# Differentiating an inner product w.r.t matrices

Let $$M_n(\mathbb{R})$$ denotes the space of all $$n \times n$$ matrices identified with the Euclidean space $$\mathbb{R^{n^2}}$$. Fix a column vector $$x \neq 0$$. Define $$f:M_n(\mathbb{R}) \rightarrow\mathbb{R}$$ by $$$$f(A)= \langle A^2x,x\rangle$$$$ I am trying to prove $$f$$ is differentiable.

It looks like you have to find the derivative w.r.t the matrix $$A$$. How do I do that? Any help is appreciated.

• Just to add another way to think about it.

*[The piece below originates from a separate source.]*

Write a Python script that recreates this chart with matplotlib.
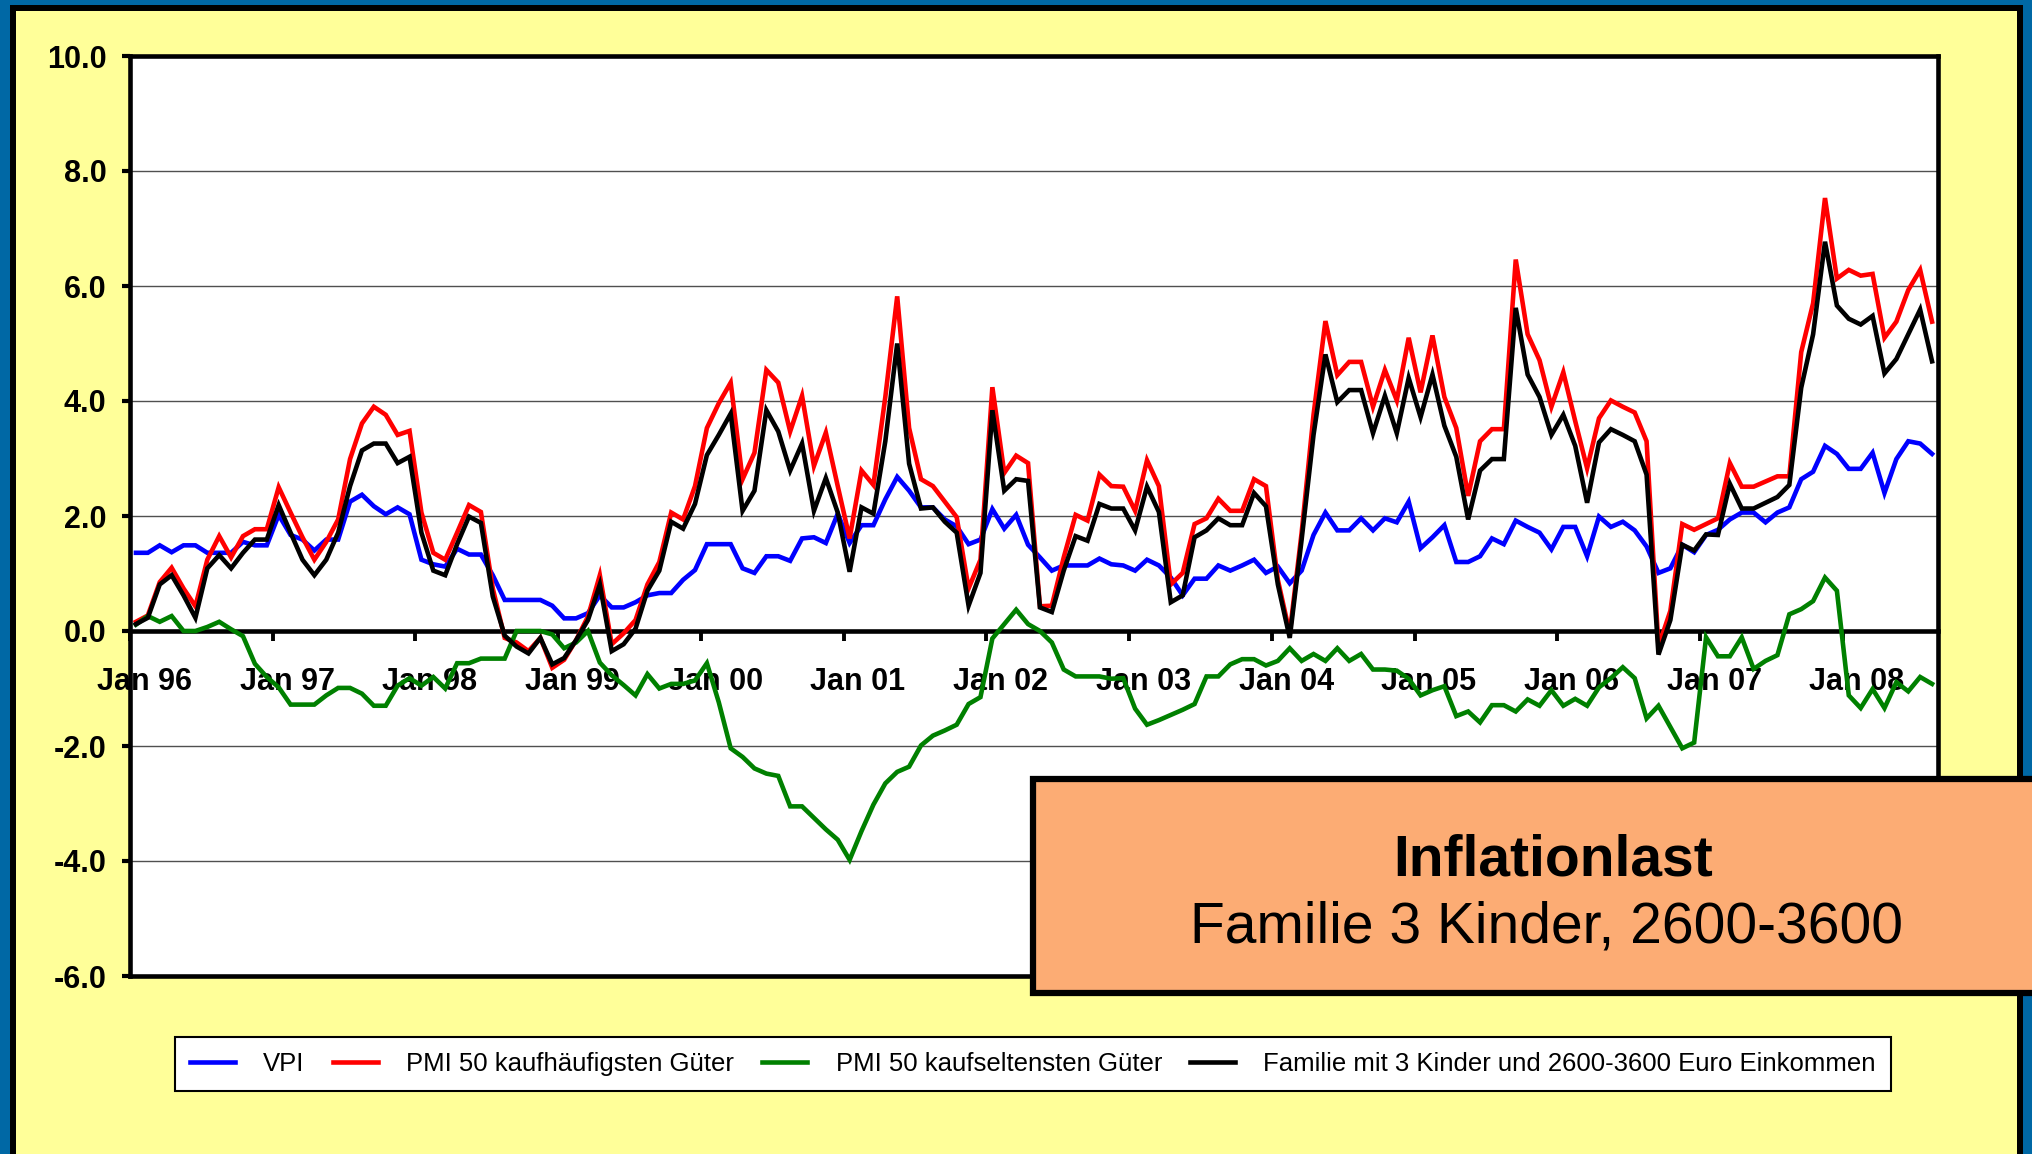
import numpy as np
import matplotlib
matplotlib.use('Agg')
import matplotlib.pyplot as plt
from matplotlib.patches import Rectangle

W, H = 2033, 1154
plt.rcParams['font.family'] = ['Liberation Sans', 'DejaVu Sans']
plt.rcParams['axes.unicode_minus'] = False

# ---------------- data (monthly, Jan 96 .. Aug 08) ----------------
years = ['Jan 96', 'Jan 97', 'Jan 98', 'Jan 99', 'Jan 00', 'Jan 01', 'Jan 02',
         'Jan 03', 'Jan 04', 'Jan 05', 'Jan 06', 'Jan 07', 'Jan 08']

vpi = [1.36, 1.36, 1.49, 1.37, 1.49, 1.49, 1.36, 1.36, 1.36, 1.55, 1.49, 1.49,
       2.02, 1.67, 1.59, 1.40, 1.59, 1.59, 2.25, 2.37, 2.17, 2.03, 2.15, 2.03,
       1.24, 1.16, 1.12, 1.43, 1.33, 1.33, 0.97, 0.54, 0.54, 0.54, 0.54, 0.44,
       0.22, 0.22, 0.31, 0.62, 0.41, 0.41, 0.50, 0.62, 0.66, 0.66, 0.89, 1.06,
       1.51, 1.51, 1.51, 1.09, 1.01, 1.30, 1.30, 1.22, 1.61, 1.63, 1.53, 2.04,
       1.53, 1.84, 1.84, 2.29, 2.68, 2.44, 2.15, 2.15, 1.94, 1.82, 1.51, 1.59,
       2.12, 1.78, 2.02, 1.50, 1.28, 1.05, 1.14, 1.14, 1.14, 1.26, 1.16, 1.14,
       1.05, 1.24, 1.14, 0.93, 0.62, 0.91, 0.91, 1.14, 1.05, 1.14, 1.24, 1.01,
       1.12, 0.83, 1.05, 1.67, 2.06, 1.75, 1.75, 1.96, 1.75, 1.96, 1.89, 2.25,
       1.44, 1.63, 1.84, 1.20, 1.20, 1.30, 1.61, 1.51, 1.92, 1.81, 1.71, 1.42,
       1.81, 1.81, 1.30, 1.99, 1.81, 1.90, 1.75, 1.47, 1.01, 1.09, 1.50, 1.37,
       1.67, 1.76, 1.94, 2.06, 2.06, 1.89, 2.06, 2.15, 2.64, 2.77, 3.22, 3.08,
       2.82, 2.82, 3.10, 2.40, 2.99, 3.30, 3.26, 3.08]

pmi_haeufig = [0.16, 0.27, 0.85, 1.10, 0.74, 0.43, 1.24, 1.65, 1.28, 1.65, 1.77, 1.77,
               2.50, 2.06, 1.63, 1.24, 1.55, 1.94, 2.99, 3.61, 3.90, 3.76, 3.41, 3.48,
               2.06, 1.36, 1.24, 1.71, 2.19, 2.07, 0.74, -0.12, -0.20, -0.35, -0.12, -0.64,
               -0.50, -0.16, 0.25, 0.97, -0.23, -0.04, 0.19, 0.81, 1.20, 2.06, 1.94, 2.52,
               3.53, 3.96, 4.32, 2.64, 3.10, 4.54, 4.32, 3.47, 4.09, 2.87, 3.45, 2.52,
               1.61, 2.79, 2.54, 4.07, 5.82, 3.53, 2.64, 2.52, 2.25, 1.98, 0.74, 1.24,
               4.24, 2.75, 3.05, 2.92, 0.43, 0.44, 1.28, 2.02, 1.92, 2.72, 2.52, 2.51,
               2.09, 2.97, 2.52, 0.81, 1.01, 1.86, 1.96, 2.30, 2.09, 2.09, 2.64, 2.52,
               0.89, -0.04, 1.71, 3.76, 5.39, 4.45, 4.68, 4.68, 3.90, 4.54, 4.01, 5.10,
               4.15, 5.14, 4.07, 3.53, 2.35, 3.30, 3.51, 3.51, 6.46, 5.16, 4.71, 3.90,
               4.50, 3.65, 2.83, 3.70, 4.01, 3.90, 3.80, 3.30, -0.27, 0.35, 1.86, 1.76,
               1.86, 1.96, 2.92, 2.51, 2.51, 2.60, 2.69, 2.69, 4.85, 5.70, 7.53, 6.13,
               6.28, 6.18, 6.21, 5.10, 5.38, 5.93, 6.28, 5.38]

pmi_selten = [0.11, 0.26, 0.16, 0.26, 0.00, 0.00, 0.07, 0.16, 0.03, -0.09, -0.57, -0.80,
              -0.98, -1.28, -1.28, -1.28, -1.12, -0.99, -0.99, -1.09, -1.30, -1.30, -0.95, -0.82,
              -0.95, -0.80, -1.00, -0.56, -0.56, -0.48, -0.48, -0.48, 0.00, 0.00, 0.00, -0.06,
              -0.30, -0.20, 0.00, -0.55, -0.77, -0.94, -1.12, -0.75, -1.00, -0.92, -0.92, -0.86,
              -0.56, -1.24, -2.04, -2.19, -2.39, -2.48, -2.52, -3.05, -3.05, -3.25, -3.45, -3.63,
              -3.98, -3.48, -3.02, -2.65, -2.45, -2.36, -1.99, -1.82, -1.73, -1.63, -1.27, -1.15,
              -0.13, 0.12, 0.37, 0.12, 0.00, -0.20, -0.67, -0.79, -0.79, -0.79, -0.83, -0.82,
              -1.35, -1.63, -1.55, -1.46, -1.37, -1.27, -0.79, -0.79, -0.58, -0.49, -0.49, -0.60,
              -0.52, -0.30, -0.52, -0.40, -0.52, -0.30, -0.52, -0.40, -0.67, -0.67, -0.69, -0.83,
              -1.12, -1.03, -0.96, -1.48, -1.40, -1.59, -1.29, -1.29, -1.40, -1.19, -1.30, -1.03,
              -1.30, -1.18, -1.30, -0.98, -0.82, -0.63, -0.82, -1.52, -1.30, -1.67, -2.04, -1.94,
              -0.11, -0.44, -0.44, -0.11, -0.66, -0.52, -0.42, 0.29, 0.38, 0.52, 0.93, 0.70,
              -1.12, -1.34, -1.01, -1.34, -0.89, -1.05, -0.80, -0.92]

familie = [0.12, 0.23, 0.81, 0.97, 0.62, 0.23, 1.09, 1.32, 1.09, 1.36, 1.59, 1.59,
           2.19, 1.71, 1.24, 0.97, 1.24, 1.71, 2.52, 3.14, 3.26, 3.26, 2.92, 3.03,
           1.71, 1.05, 0.97, 1.51, 1.99, 1.88, 0.60, -0.08, -0.27, -0.39, -0.12, -0.58,
           -0.47, -0.16, 0.19, 0.81, -0.35, -0.23, 0.04, 0.70, 1.05, 1.90, 1.78, 2.21,
           3.06, 3.41, 3.78, 2.09, 2.44, 3.84, 3.47, 2.79, 3.26, 2.09, 2.66, 2.06,
           1.03, 2.15, 2.04, 3.30, 5.00, 2.91, 2.13, 2.15, 1.90, 1.71, 0.44, 1.01,
           3.84, 2.44, 2.64, 2.61, 0.41, 0.33, 1.05, 1.65, 1.57, 2.21, 2.13, 2.13,
           1.75, 2.51, 2.07, 0.50, 0.62, 1.63, 1.75, 1.96, 1.84, 1.84, 2.40, 2.17,
           0.81, -0.12, 1.59, 3.41, 4.81, 3.98, 4.19, 4.19, 3.44, 4.09, 3.44, 4.40,
           3.72, 4.46, 3.57, 3.03, 1.94, 2.79, 2.99, 2.99, 5.62, 4.46, 4.07, 3.41,
           3.76, 3.22, 2.23, 3.28, 3.51, 3.41, 3.30, 2.72, -0.41, 0.19, 1.50, 1.40,
           1.68, 1.67, 2.56, 2.13, 2.13, 2.23, 2.33, 2.54, 4.23, 5.16, 6.77, 5.66,
           5.43, 5.33, 5.48, 4.48, 4.73, 5.16, 5.59, 4.69]

series_labels = ['VPI', 'PMI 50 kaufhäufigsten Güter', 'PMI 50 kaufseltensten Güter',
                 'Familie mit 3 Kinder und 2600-3600 Euro Einkommen']
series_colors = ['#0000FF', '#FF0000', '#008000', '#000000']

y_ticks = [10, 8, 6, 4, 2, 0, -2, -4, -6]
y_labels = ['10.0', '8.0', '6.0', '4.0', '2.0', '0.0', '-2.0', '-4.0', '-6.0']

title_bold = 'Inflationlast'
title_sub = 'Familie 3 Kinder, 2600-3600'

# ---------------- figure ----------------
fig = plt.figure(figsize=(W / 100, H / 100), dpi=100)
fig.patch.set_facecolor('#0068A5')


def fx(x):
    return x / W


def fy(y):
    return 1 - y / H


def prect(x0, y0, x1, y1, **kw):
    return Rectangle((fx(x0), fy(y1)), fx(x1) - fx(x0), fy(y0) - fy(y1),
                     transform=fig.transFigure, **kw)


fig.add_artist(prect(10, 5, 2023, 1250, facecolor='black', edgecolor='none', zorder=-3))
fig.add_artist(prect(16, 11, 2017, 1250, facecolor='#FFFF99', edgecolor='none', zorder=-2))

ax = fig.add_axes([fx(130), fy(976), fx(1938) - fx(130), fy(56) - fy(976)])
ax.set_facecolor('white')

n = len(vpi)
x = np.arange(n) + 0.5
for vals, lab, col in zip([vpi, pmi_haeufig, pmi_selten, familie], series_labels, series_colors):
    ax.plot(x, vals, color=col, lw=3.3, label=lab, solid_joinstyle='miter', zorder=3)

ax.set_xlim(0, n)
ax.set_ylim(-6, 10)

# y axis
ax.set_yticks(y_ticks)
ax.set_yticklabels(y_labels, fontsize=22, fontweight='bold')
ax.tick_params(axis='y', direction='out', length=6, width=3, pad=11, colors='black')
ax.yaxis.grid(True, color='#505050', lw=1.0)
ax.set_axisbelow(True)

# x axis at zero
ax.spines['bottom'].set_position(('data', 0))
for s in ['left', 'right', 'top', 'bottom']:
    ax.spines[s].set_linewidth(3.3)
    ax.spines[s].set_color('black')
ax.axhline(-6, color='black', lw=3.3, clip_on=False, zorder=6)

major = np.arange(0, n, 12)
ax.set_xticks(major)
ax.set_xticklabels([''] * len(major))
ax.set_xticks(major + 1.2, minor=True)
ax.set_xticklabels(years, minor=True, fontsize=22, fontweight='bold')
ax.tick_params(axis='x', which='major', direction='out', length=7, width=2.8)
ax.tick_params(axis='x', which='minor', length=0, pad=26)

# legend
handles, labels = ax.get_legend_handles_labels()
leg = fig.legend(handles, labels, loc='center', bbox_to_anchor=(fx(1033), fy(1064)),
                 ncol=4, fontsize=18.5, frameon=True, fancybox=False, edgecolor='black',
                 facecolor='white', framealpha=1, handlelength=1.75, handletextpad=1.1,
                 columnspacing=1.1, borderpad=0.6)
leg.get_frame().set_linewidth(1.5)

# annotation box
fig.add_artist(prect(1033, 779, 2060, 993, facecolor='#FCAC74', edgecolor='black',
                     lw=4.5, zorder=10))
fig.text(fx(1553), fy(875), title_bold, ha='center', va='baseline', fontsize=41,
         fontweight='bold', zorder=11)
fig.text(fx(1546), fy(943), title_sub, ha='center', va='baseline', fontsize=41, zorder=11)

fig.savefig('out.png', dpi=100, facecolor=fig.get_facecolor())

You can show that $f(A)$ is a polynomial in $a_{ij}$. So all $\frac{\partial f}{\partial a_{ij}}$ exist and are continuous, hence, the function has a total derivative by this theorem ( calculus.subwiki.org/wiki/… ) – user25959 Dec 7 '18 at 2:12

For bilinear continuous functions $$B,$$ we have the product rule $$B'(x,y) \cdot (h, k) = B(x,k) + B(h,y).$$
Consider now the bilinear continuous function $$\theta(u, v) = (u \mid v)$$ (standard inner product in $$\mathbf{R}^2$$), the bilinear function $$\varphi(A_1, A_2) = A_1A_2$$ (matrix product), the function $$\psi(N) = (Nx, x),$$ whose derivative is $$\psi'(N) \cdot H = (Hx, 0)$$ and the function $$\tau(A) = (A, A),$$ which is linear, hence $$\tau'(A) = \tau.$$ The chain rule gives the derivative of $$f = \theta \circ \psi \circ \varphi \circ \tau$$ (that is, $$f$$ is differentiable).